The Minerals Council of Australia (MCA) says the report confirms that mining will continue to expand in the years ahead – as the sector moves from the construction to production phase of the millennium mining boom – providing a critical boost to the domestic economy.
The AWPA’s Resources Sector Skills Needs 2013 report shows that minerals industry operations will need around 18,000 more skilled workers through to 2018 – as the sector moves from the construction to production phase of the millennium mining boom.
In a statement the MCA said, “The minerals industry has strong skills foundations in place and welcomes AWPA’s acknowledgement of the sector’s focus on the skilling and development of its workforce.”

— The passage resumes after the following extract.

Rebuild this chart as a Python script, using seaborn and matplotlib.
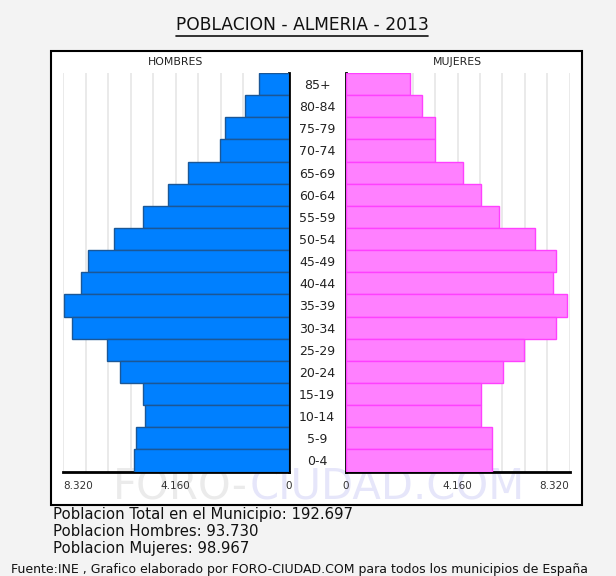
import numpy as np
import pandas as pd
import matplotlib
matplotlib.use('Agg')
import matplotlib.pyplot as plt
from matplotlib.patches import Rectangle
from matplotlib.lines import Line2D
import seaborn as sns

# datos (Almeria 2013)
edades = ['85+', '80-84', '75-79', '70-74', '65-69', '60-64', '55-59', '50-54', '45-49',
          '40-44', '35-39', '30-34', '25-29', '20-24', '15-19', '10-14', '5-9', '0-4']
hombres = [1090, 1590, 2350, 2510, 3690, 4440, 5360, 6450, 7390,
           7640, 8290, 7970, 6700, 6200, 5360, 5280, 5620, 5710]
mujeres = [2400, 2840, 3340, 3340, 4350, 5030, 5700, 7050, 7800,
           7710, 8220, 7800, 6640, 5860, 5030, 5030, 5440, 5440]
ticks = [0, 4160, 8320]
tick_labels = ['0', '4.160', '8.320']
xmax = 8320

sns.set_style('white')
plt.rcParams['font.family'] = ['DejaVu Sans']

df = pd.DataFrame({'edad': edades, 'hombres': hombres, 'mujeres': mujeres})

W, H = 616, 576
def fx(px):
    return px / W
def fy(py):
    return 1 - py / H

fig = plt.figure(figsize=(6.16, 5.76), dpi=100, facecolor='#f3f3f3')

# recuadro blanco
fig.patches.append(Rectangle((fx(51), fy(505)), (582 - 51) / W, (505 - 51) / H,
                             transform=fig.transFigure, facecolor='white',
                             edgecolor='black', lw=1.5, zorder=-2))

# marca de agua
fig.text(fx(248), fy(487), 'FORO-', ha='right', va='center', fontsize=30,
         color='#ebebeb', zorder=-1)
fig.text(fx(250), fy(487), 'CIUDAD.COM', ha='left', va='center', fontsize=30,
         color='#e6e6fa', zorder=-1)

y0, y1 = 73, 471.5
axL = fig.add_axes([fx(63), fy(y1), (288.5 - 63) / W, (y1 - y0) / H])
axR = fig.add_axes([fx(345.5), fy(y1), (569.5 - 345.5) / W, (y1 - y0) / H])

sns.barplot(data=df, x='hombres', y='edad', orient='h', color='#0080ff', saturation=1,
            edgecolor='#1b5796', linewidth=1, width=1, ax=axL, zorder=3)
sns.barplot(data=df, x='mujeres', y='edad', orient='h', color='#ff80ff', saturation=1,
            edgecolor='#ff40ff', linewidth=1, width=1, ax=axR, zorder=3)

grid = np.arange(0, xmax + 1, 832)
for ax in (axL, axR):
    ax.patch.set_alpha(0)
    ax.set_ylim(len(edades) - 0.5, -0.5)
    ax.set_xticks(ticks)
    ax.set_xticklabels(tick_labels, fontsize=7.5, color='#333333')
    ax.set_xticks(grid, minor=True)
    ax.xaxis.grid(True, which='both', color='#e8e8e8', lw=1.3, zorder=0)
    ax.set_axisbelow(True)
    ax.tick_params(axis='x', which='both', length=0, pad=6.5)
    ax.set_xlabel('')
    ax.set_ylabel('')
    ax.spines['top'].set_visible(False)
    ax.spines['bottom'].set_linewidth(2)
    ax.spines['bottom'].set_color('black')

axL.set_xlim(xmax, 0)
axR.set_xlim(0, xmax)
# etiquetas de los extremos alineadas hacia dentro
axL.get_xticklabels()[2].set_ha('left')
axR.get_xticklabels()[2].set_ha('right')

axL.spines['left'].set_visible(False)
axL.spines['right'].set_linewidth(2)
axL.spines['right'].set_color('black')
axL.set_yticks([])
axR.spines['right'].set_visible(False)
axR.spines['left'].set_linewidth(2)
axR.spines['left'].set_color('black')
axR.tick_params(axis='y', length=0, pad=20.5)
for lab in axR.get_yticklabels():
    lab.set_ha('center')
    lab.set_fontsize(9)
    lab.set_color('#222222')

fig.text(fx(176), fy(62), 'HOMBRES', ha='center', va='center', fontsize=7.8, color='#222222')
fig.text(fx(457), fy(62), 'MUJERES', ha='center', va='center', fontsize=7.8, color='#222222')

# titulo subrayado
t = fig.text(fx(302), fy(25), 'POBLACION - ALMERIA - 2013', ha='center', va='center',
             fontsize=12.3, color='#111111')
r = fig.canvas.get_renderer()
bb = t.get_window_extent(renderer=r)
fig.lines.append(Line2D([bb.x0 / W, bb.x1 / W], [(bb.y0 - 2) / H, (bb.y0 - 2) / H],
                        transform=fig.transFigure, color='#111111', lw=1.2))

fig.text(fx(53), fy(515), 'Poblacion Total en el Municipio: 192.697', ha='left', va='center',
         fontsize=10.7, color='#111111')
fig.text(fx(53), fy(532), 'Poblacion Hombres: 93.730', ha='left', va='center',
         fontsize=10.7, color='#111111')
fig.text(fx(53), fy(549), 'Poblacion Mujeres: 98.967', ha='left', va='center',
         fontsize=10.7, color='#111111')
fig.text(fx(588), fy(570), 'Fuente:INE , Grafico elaborado por FORO-CIUDAD.COM para todos los municipios de España',
         ha='right', va='center', fontsize=9, color='#111111')

fig.savefig('out.png', dpi=100, facecolor=fig.get_facecolor())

The MCA claims that the resources sector:
- spends 5.5 per cent of payroll on training activities, with one in twenty employees being an apprentice or a trainee
- contributes to higher education outcomes, with the MCA-operated Minerals Tertiary Education Council (MTEC) contributing $36 million since 1999 to tertiary minerals disciplines
- applies innovations to overcome skills shortages via:
- the MTEC Associate Degree program, designed to free up the time of engineers and geologists by producing a new cadre of educated technicians, who will have pathways to full degree status;
- programs to cross-train workers in different industry disciplines such as the MCA/NFF/Commonwealth Skills MOU and the Regional Agriculture and Mining Integrated Training Initiative
- encourages under-represented groups to take part in the industry – specifically the increase in indigenous participation (at 3.1 per cent, the highest workforce participation rate of all industries) and women (an increase in the percentage of female participants in the minerals workforce from 11 per cent in 2013 to 16 per cent in August 2013).
- understands the importance of Long Distance Commuting and skilled migration to the skills needs of the industry.